Washington Post: “…America is saturated with old books, congesting Ikea Billy cases, Jengaing atop floors, Babeling bedside tables. During months of quarantine, book lovers faced all those spines and opportunities for multiple seasons of spring cleaning. They adore these books, irrationally, unconditionally, but know that, ultimately, if they don’t decide which to keep, it will be left to others to unceremoniously dump them. So, despite denial, grief, bargaining, anguish and even nausea, the Great Deaccession commenced…”

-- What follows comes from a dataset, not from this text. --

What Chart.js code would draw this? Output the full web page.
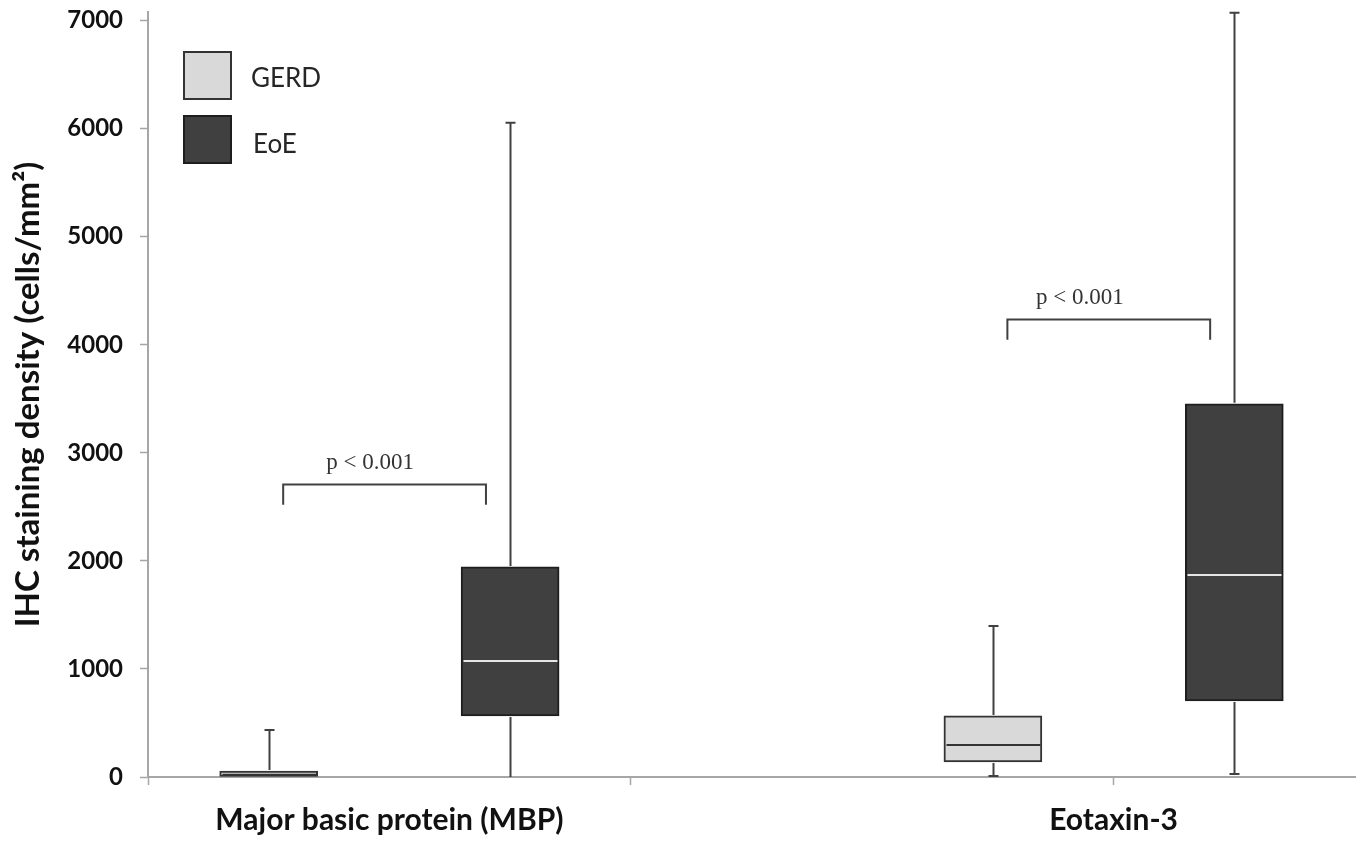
<!DOCTYPE html>
<html><head><meta charset="utf-8">
<script src="https://cdn.jsdelivr.net/npm/chart.js@4.4.0/dist/chart.umd.min.js"></script>
<style>html,body{margin:0;padding:0;background:#fff}#wrap{width:1365px;height:846px;position:relative}</style>
</head><body><div id="wrap"><canvas id="c"></canvas></div>
<script>
// ---- data ----
const categories = ['Major basic protein (MBP)', 'Eotaxin-3'];
const seriesNames = ['GERD', 'EoE'];
const yTickValues = [0, 1000, 2000, 3000, 4000, 5000, 6000, 7000];
const gerdMin = [0, 10];
const gerdQ1 = [0, 139];
const gerdMedian = [20, 296];
const gerdQ3 = [55, 565];
const gerdMax = [435, 1398];
const eoeMin = [0, 28];
const eoeQ1 = [565, 704];
const eoeMedian = [1074, 1870];
const eoeQ3 = [1944, 3454];
const eoeMax = [6056, 7074];
const pLabels = ['p < 0.001', 'p < 0.001'];
const bracketTop = [2713, 4241];
const bracketLeg = [2519, 4046];

// ---- layout helpers ----
const slot = (ci, si) => ci * 3 + si + 0.5;
const labelPos = ci => ci * 3 + 1;
const stats = [
  {min: gerdMin, q1: gerdQ1, med: gerdMedian, q3: gerdQ3, max: gerdMax},
  {min: eoeMin, q1: eoeQ1, med: eoeMedian, q3: eoeQ3, max: eoeMax}
];
const fills = ['#d9d9d9', '#404040'];
const borders = ['#333333', '#1e1e1e'];
const medianColors = ['#333333', '#e6e6e6'];
const axisGray = '#a6a6a6';

const datasets = seriesNames.map((name, si) => ({
  label: name,
  data: categories.map((c, ci) => ({x: slot(ci, si), y: [stats[si].q1[ci], stats[si].q3[ci]]})),
  backgroundColor: fills[si],
  borderColor: borders[si],
  borderWidth: 2,
  borderSkipped: false,
  barThickness: 98,
  grouped: false
}));

const boxPlugin = {
  id: 'boxExtras',
  afterDatasetsDraw(chart) {
    const ctx = chart.ctx, xs = chart.scales.x, ys = chart.scales.y;
    ctx.save();
    seriesNames.forEach((name, si) => {
      const s = stats[si];
      categories.forEach((c, ci) => {
        const cx = Math.round(xs.getPixelForValue(slot(ci, si))) + 0.5;
        const yMin = ys.getPixelForValue(s.min[ci]);
        const yQ1 = ys.getPixelForValue(s.q1[ci]);
        const yQ3 = ys.getPixelForValue(s.q3[ci]);
        const yMax = ys.getPixelForValue(s.max[ci]);
        const yMed = ys.getPixelForValue(s.med[ci]);
        ctx.strokeStyle = '#404040';
        ctx.lineWidth = 2;
        ctx.beginPath();
        ctx.moveTo(cx, yQ3 - 1); ctx.lineTo(cx, yMax);
        ctx.moveTo(cx - 5, yMax); ctx.lineTo(cx + 5, yMax);
        if (yMin - yQ1 > 1) {
          ctx.moveTo(cx, yQ1 + 1); ctx.lineTo(cx, yMin);
          if (s.min[ci] > 0) { ctx.moveTo(cx - 5, yMin); ctx.lineTo(cx + 5, yMin); }
        }
        ctx.stroke();
        const half = 48;
        ctx.strokeStyle = medianColors[si];
        ctx.lineWidth = 2;
        ctx.beginPath();
        ctx.moveTo(cx - half + 1, yMed); ctx.lineTo(cx + half - 1, yMed);
        ctx.stroke();
      });
    });
    // p-value brackets
    categories.forEach((c, ci) => {
      const xl = xs.getPixelForValue(ci * 3 + 0.56);
      const xr = xs.getPixelForValue(ci * 3 + 1.40);
      const yt = Math.round(ys.getPixelForValue(bracketTop[ci])) + 0.5;
      const yb = ys.getPixelForValue(bracketLeg[ci]);
      ctx.strokeStyle = '#404040';
      ctx.lineWidth = 2;
      ctx.beginPath();
      ctx.moveTo(xl, yb); ctx.lineTo(xl, yt); ctx.lineTo(xr, yt); ctx.lineTo(xr, yb);
      ctx.stroke();
      const tx = xs.getPixelForValue(ci * 3 + (ci === 0 ? 0.92 : 0.86));
      ctx.fillStyle = '#333333';
      ctx.font = '23px "Liberation Serif"';
      ctx.textAlign = 'center';
      ctx.textBaseline = 'middle';
      ctx.fillText(pLabels[ci], tx, yt - 22);
    });
    // legend
    seriesNames.forEach((name, si) => {
      const x0 = 184, y0 = 52 + si * 64;
      ctx.fillStyle = fills[si];
      ctx.fillRect(x0, y0, 47, 47);
      ctx.strokeStyle = borders[si];
      ctx.lineWidth = 2;
      ctx.strokeRect(x0, y0, 47, 47);
      ctx.fillStyle = '#262626';
      ctx.font = '26px Lato';
      ctx.textAlign = 'left';
      ctx.textBaseline = 'middle';
      ctx.fillText(name, 251 + si * 2, y0 + 27 + si * 2);
    });
    ctx.restore();
  }
};

new Chart(document.getElementById('c'), {
  type: 'bar',
  data: {datasets},
  options: {
    responsive: true,
    maintainAspectRatio: false,
    animation: false,
    layout: {padding: {left: 0, right: 10, top: 12, bottom: 0}},
    plugins: {legend: {display: false}, tooltip: {enabled: false}},
    scales: {
      x: {
        type: 'linear', min: 0, max: 5, offset: false,
        afterBuildTicks: s => { s.ticks = [0, 1, 2, 4].map(v => ({value: v})); },
        afterFit: s => { s.height = 69; s.paddingLeft = 0; s.paddingRight = 0; },
        grid: {drawOnChartArea: false, offset: false, tickLength: 8, tickWidth: 1.5,
          tickColor: c => (c.tick && c.tick.value === 1) ? 'rgba(0,0,0,0)' : axisGray},
        border: {color: axisGray, width: 2},
        ticks: {
          autoSkip: false, maxRotation: 0, padding: 17, color: '#111',
          font: {family: 'Lato', weight: 'bold', size: 30},
          callback: v => { const i = categories.findIndex((c, ci) => labelPos(ci) === v); return i >= 0 ? categories[i] : ''; }
        }
      },
      y: {
        min: 0, max: 7080,
        afterBuildTicks: s => { s.ticks = yTickValues.map(v => ({value: v})); },
        afterFit: s => { s.width = 148; s.paddingTop = 0; s.paddingBottom = 0; },
        grid: {drawOnChartArea: false, tickLength: 8, tickWidth: 1.5, tickColor: axisGray},
        border: {color: axisGray, width: 2},
        ticks: {padding: 17, color: '#111', font: {family: 'Lato', weight: 'bold', size: 24},
          callback: v => String(v)},
        title: {display: true, text: 'IHC staining density (cells/mm²)', color: '#111',
          font: {family: 'Lato', weight: 'bold', size: 33}, padding: {top: 9, bottom: 0}}
      }
    }
  },
  plugins: [boxPlugin]
});
</script></body></html>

This is the most material flooding onto the market that I’ve ever seen,” says veteran Vancouver, Wash., dealer KolShaver, a sentiment shared by sellers across the country. For dealers who survived the pandemic, “the used-book business has never been healthier,” says Wonder Book owner Chuck Roberts, a 42-year veteran in the trade, strolling through his three-acre warehouse, a veritable biblio wonderland, jammed with volumes ranging from never-been-cracked publishers’ overstock to centuries-old classics bound in leather. “We take everything and pretty much what no one else is going to take,” Roberts says, which is how his business accumulated an inventory of 6 million, with 300,000 more new used books arriving every month. Wonder Book practices “nose-to-tail bookselling,” meaning a home or use is found for each item one way or the other through multiple websites (national and international), three bricks-and-mortar stores, and school and charitable donations. Wonder Book’s damaged items on life support are pulped to produce 100,000 pounds monthly of recycled paper.” [I have a drop-off pick-up relationship with this place / no ebooks for me!]